For centuries, artists of all kinds have shared their visions of Wales through paintings, poems, stories and songs. These artworks have played a vital role in creating a sense of Welsh identity, and in portraying the land and its people to the world.
Recognisable themes have emerged in literature and the visual arts over the years, ranging from Wales as a beautiful but otherworldly land and the impressive rise and fall of industry.
A tour of inspiring Welsh locations immortalised in art could last a lifetime, so, to get you started, this theme contains just a small selection of sites that have played muse to Wales’s (and Britain's) best-known artists…
What? The childhood home of Welsh literary great, Kate Roberts
This Grade II listed quarryman’s cottage may not be the grandest site in Wales, but its status as the childhood home of Welsh-language author Kate Roberts draws visitors from near and far.
Readers of Roberts’s works will recognise the house as part of the world that she conjures so vividly in novels such as Traed mewn cyffion (Feet in Chains) and the short-story collection Te yn y grug (Tea in the heather).
Did you know..? In 1965, Kate Roberts bought Cae’r Gors and presented it to the Welsh nation, but it wasn’t until 2005 that sufficient funds were accumulated to restore the tyddyn (smallholding) to the way it would have been during her childhood.

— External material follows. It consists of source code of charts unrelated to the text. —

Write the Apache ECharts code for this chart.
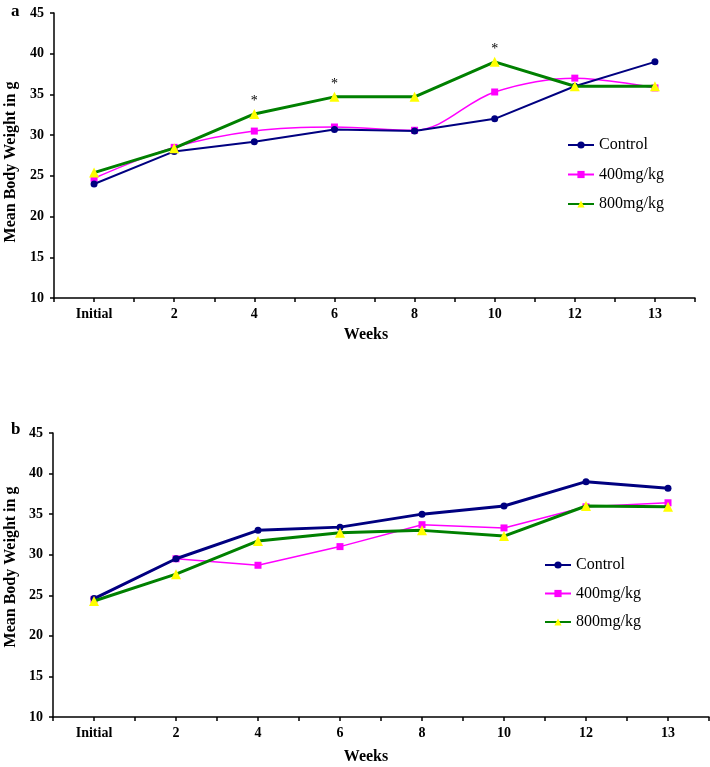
<!DOCTYPE html>
<html>
<head>
<meta charset="utf-8">
<script src="https://cdn.jsdelivr.net/npm/echarts@6/dist/echarts.min.js"></script>
<style>
html,body{margin:0;padding:0;background:#fff;}
#c{width:710px;height:767px;}
</style>
</head>
<body>
<div id="c"></div>
<script>
var weeks = ['Initial', '2', '4', '6', '8', '10', '12', '13'];
var seriesNames = ['Control', '400mg/kg', '800mg/kg'];
var yTicks = [10, 15, 20, 25, 30, 35, 40, 45];

// Panel a
var controlA = [24.0, 28.0, 29.2, 30.7, 30.5, 32.0, 36.0, 39.0];
var dose400A = [24.7, 28.5, 30.5, 31.0, 30.6, 35.3, 37.0, 35.8];
var dose800A = [25.4, 28.4, 32.6, 34.7, 34.7, 39.0, 36.0, 36.0];
var signifA = [2, 3, 5]; // indices marked with *

// Panel b
var controlB = [24.6, 29.5, 33.0, 33.4, 35.0, 36.0, 39.0, 38.2];
var dose400B = [24.5, 29.5, 28.7, 31.0, 33.7, 33.3, 35.9, 36.4];
var dose800B = [24.3, 27.6, 31.7, 32.7, 33.0, 32.3, 36.0, 35.9];

var serif = '"Liberation Serif","Times New Roman",serif';

function pts(arr, marks) {
  return arr.map(function (v, i) {
    var d = { value: [i, v] };
    if (marks && marks.indexOf(i) >= 0) {
      d.label = { show: true, formatter: '*', position: 'top', distance: 1,
        fontFamily: serif, fontSize: 14, color: '#000' };
    }
    return d;
  });
}

function xAxisCfg(gi) {
  return {
    type: 'value', gridIndex: gi, min: -0.5, max: weeks.length - 0.5, interval: 0.5,
    axisLine: { show: true, onZero: false, lineStyle: { color: '#000', width: 1.5 } },
    axisTick: { show: true, length: 4, lineStyle: { color: '#000', width: 1.5 } },
    splitLine: { show: false },
    axisLabel: {
      margin: 9, fontFamily: serif, fontWeight: 'bold', fontSize: 14, color: '#000',
      showMinLabel: true, showMaxLabel: true,
      formatter: function (v) {
        var r = Math.round(v);
        return Math.abs(v - r) < 1e-6 && r >= 0 && r < weeks.length ? weeks[r] : '';
      }
    }
  };
}
function yAxisCfg(gi) {
  return {
    type: 'value', gridIndex: gi, min: yTicks[0], max: yTicks[yTicks.length - 1], interval: 5,
    axisLine: { show: true, onZero: false, lineStyle: { color: '#000', width: 1.5 } },
    axisTick: { show: true, length: 4, lineStyle: { color: '#000', width: 1.5 } },
    splitLine: { show: false },
    axisLabel: { margin: 10, fontFamily: serif, fontWeight: 'bold', fontSize: 14, color: '#000' }
  };
}

function lineSeries(name, gi, data, color, symColor, symbol, size, width, smooth, z) {
  return {
    name: name, type: 'line', xAxisIndex: gi, yAxisIndex: gi, data: data,
    symbol: symbol, symbolSize: size, smooth: smooth, z: z,
    lineStyle: { color: color, width: width },
    itemStyle: { color: symColor, borderWidth: 0 },
    emphasis: { disabled: true }, animation: false
  };
}

var chart = echarts.init(document.getElementById('c'));
chart.setOption({
  backgroundColor: '#fff',
  animation: false,
  grid: [
    { left: 54, top: 13, width: 641, height: 285, outerBoundsMode: 'none', containLabel: false },
    { left: 53, top: 433, width: 656, height: 284, outerBoundsMode: 'none', containLabel: false }
  ],
  xAxis: [xAxisCfg(0), xAxisCfg(1)],
  yAxis: [yAxisCfg(0), yAxisCfg(1)],
  legend: [
    {
      left: 562, top: 132, orient: 'vertical', itemWidth: 26, itemHeight: 9, itemGap: 13.5,
      textStyle: { fontFamily: serif, fontSize: 16, color: '#000', lineHeight: 16 },
      data: seriesNames.map(function (n) { return { name: n }; }),
      selectedMode: false
    },
    {
      left: 539, top: 552, orient: 'vertical', itemWidth: 26, itemHeight: 9, itemGap: 12.5,
      textStyle: { fontFamily: serif, fontSize: 16, color: '#000', lineHeight: 16 },
      data: seriesNames.map(function (n) { return { name: n + ' ' }; }),
      selectedMode: false
    }
  ],
  series: [
    lineSeries(seriesNames[0], 0, pts(controlA), '#000080', '#000080', 'circle', 7, 2, false, 3),
    lineSeries(seriesNames[1], 0, pts(dose400A), '#FF00FF', '#FF00FF', 'rect', 7, 1.5, 0.35, 2),
    lineSeries(seriesNames[2], 0, pts(dose800A, signifA), '#008000', '#FFFF00', 'triangle', 10, 3, false, 4),
    lineSeries(seriesNames[0] + ' ', 1, pts(controlB), '#000080', '#000080', 'circle', 7, 3, false, 3),
    lineSeries(seriesNames[1] + ' ', 1, pts(dose400B), '#FF00FF', '#FF00FF', 'rect', 7, 1.5, false, 2),
    lineSeries(seriesNames[2] + ' ', 1, pts(dose800B), '#008000', '#FFFF00', 'triangle', 10, 3, false, 4)
  ],
  graphic: [
    { type: 'text', left: 11, top: 3, style: { text: 'a', font: 'bold 17px ' + serif, fill: '#000' } },
    { type: 'text', left: 11, top: 421, style: { text: 'b', font: 'bold 17px ' + serif, fill: '#000' } },
    { type: 'text', x: 11, y: 162, rotation: Math.PI / 2,
      style: { text: 'Mean Body Weight in g', font: 'bold 16px ' + serif, fill: '#000', align: 'center', verticalAlign: 'middle' } },
    { type: 'text', x: 11, y: 567, rotation: Math.PI / 2,
      style: { text: 'Mean Body Weight in g', font: 'bold 16px ' + serif, fill: '#000', align: 'center', verticalAlign: 'middle' } },
    { type: 'text', x: 366, y: 335,
      style: { text: 'Weeks', font: 'bold 16px ' + serif, fill: '#000', align: 'center', verticalAlign: 'middle' } },
    { type: 'text', x: 366, y: 757,
      style: { text: 'Weeks', font: 'bold 16px ' + serif, fill: '#000', align: 'center', verticalAlign: 'middle' } }
  ]
});
</script>
</body>
</html>
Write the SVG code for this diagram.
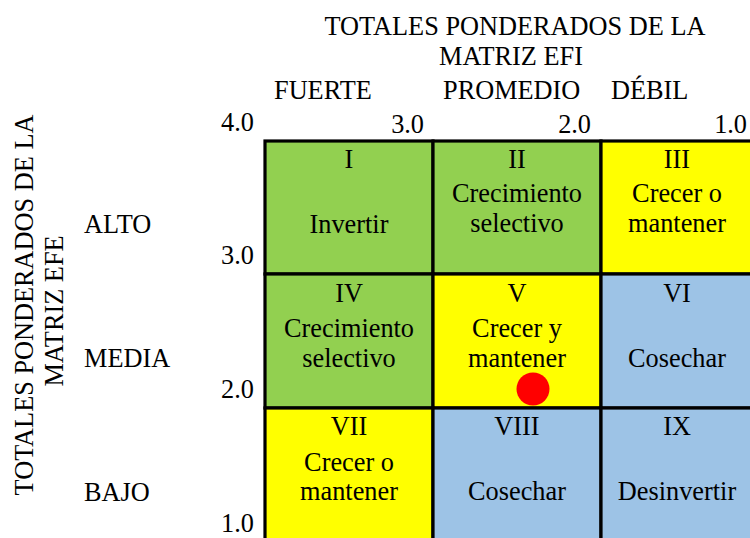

What? 12th century Cistercian abbey
The young J M W Turner travelled extensively in Wales from 1792 to 1799, and the legacy of these sketching and painting tours is a series of breath-taking landscapes, many of which feature Welsh castles and abbeys.
Turner’s sketches and paintings of Tintern Abbey from the 1790s capture both the detail and the drama of structure, whilst reflecting its ruinous state and the extent to which, at that time, nature had started to reclaim the site.
Did you know..? Founded in 1131, Tintern Abbey was the first Cistercian monastery to be established in Wales.
What? Museum and art gallery
Where? Merthyr Tydfil
Housed in the magnificent home of the Crawshay iron-making dynasty, this unique site holds a collection of artefacts that spans 2,000 years of local history.
The castle is also noteworthy for its gallery, containing some wonderful paintings from the industrial revolution as well as a striking selection of modern art.
Did you know..? The museum houses the first steam whistle, the first voting ballot box and dresses by Merthyr-born designers, Laura Ashley and Julien McDonald.
What? 13th century site built by the de Brian family
Laugharne’s association with Dylan Thomas is well known, but you’ll still feel a thrill sitting in the castle’s summerhouse – the very place where the poet and author pieced together Portrait of the Artist as a Young Dog.
Laugharne’s literary link doesn’t begin and end with Dylan Thomas however, as the English author Richard Hughes also wrote his novel In Hazard at the castle. Visitors to the site can see evidence of the friendship between the two authors, including a copy of Portrait of the Artist as a Young Dog, signed by Thomas and dedicated to Hughes.
Did you know…? The castle features in a wonderfully atmospheric painting by JMW Turner, now reproduced on one of the site’s panels. Look out for it when you visit.
You can also visit the Boathouse where Dylan lived for the last four years of his life. Close by is his writing shed, where he wrote many of his later works.